A good sense of humour definitely is an important survival skill there, and the observant Wheeler entertains the reader with the occasional chuckle-worthy insights such as the McMurdo weather department’s broken windometer mounted on plaques, with inscriptions such as ‘Damaged by wind, 95 knots, 25 October 1987’. The last in the long line said, ‘Dropped by Bill Sutcliffe, 23 March 1990. Winds calm.’ I laughed out loud now and then while reading the book, never quite expecting a book about this icy continent to be that funny.

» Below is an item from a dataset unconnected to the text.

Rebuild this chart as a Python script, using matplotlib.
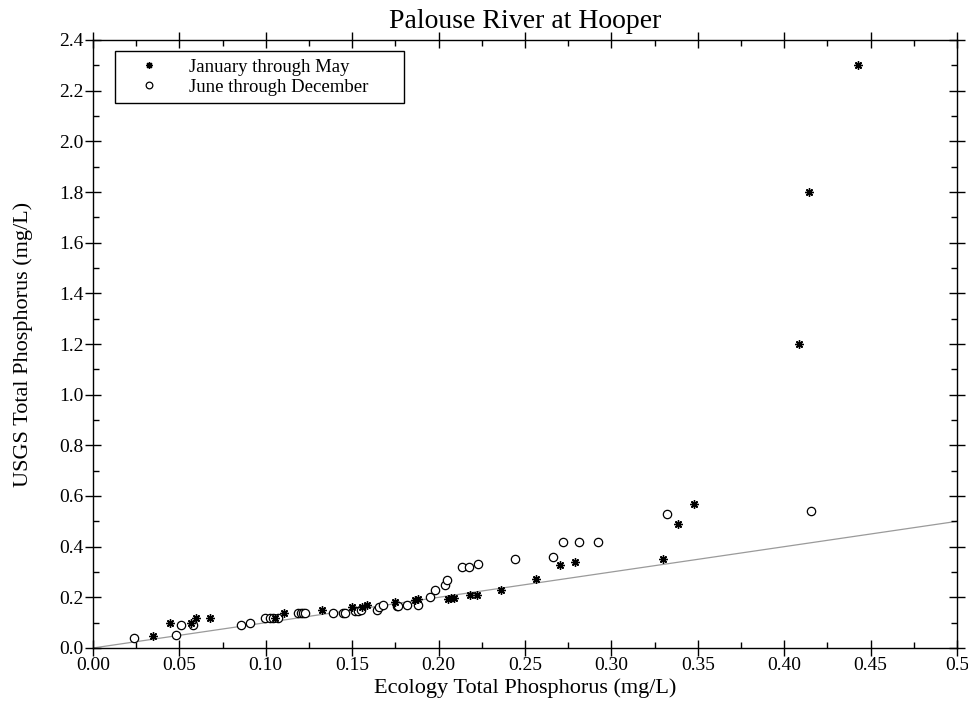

Definitely a recommended read.

Book provided by – my library

This is my first read for the Reading the World Challenge, for the Antarctica leg. It was a great way to kick off the challenge.

Reading Terra Incognita

“When we landed and a crewman opened the door, it was as he had lifted the lid of a deep freeze. Bloodless icefields stretched away to mountains below softly furred cumulous clouds, and ice crystals came skittering towards us through the blistering air. The Hercules has landed on the frozen sea between Ross Islad and the Antarctic continent, and along the wiggly island coast land met solid sea in a tangle of blur-shadowed pressure ridges or the pleated cliffs of a glacier. I began to readjust my perception of ‘land’ and ‘sea’. Not far off, a tabular iceberg was clamped into the ice, its steep and crinkled walls reflecting the creamy saffron sun. The sky was a rich royal blue, marbled up ahead by the volcanic plumes of Mount Erebus, and a paler blue sheen lay over the wrinkled sea ice like a filmy opalescent blanket. A spur reached from the island toward the continent, and on a hump t the end I saw a wooden cross, man’s tiny mark. It was Vince’s cross, erected in 1904 by Scott’s men in memory of a seaman who fell down an ice cliff during a blizzard. When I looked, it gave me an almost Proustian rush: I had been here so often in my dreams.”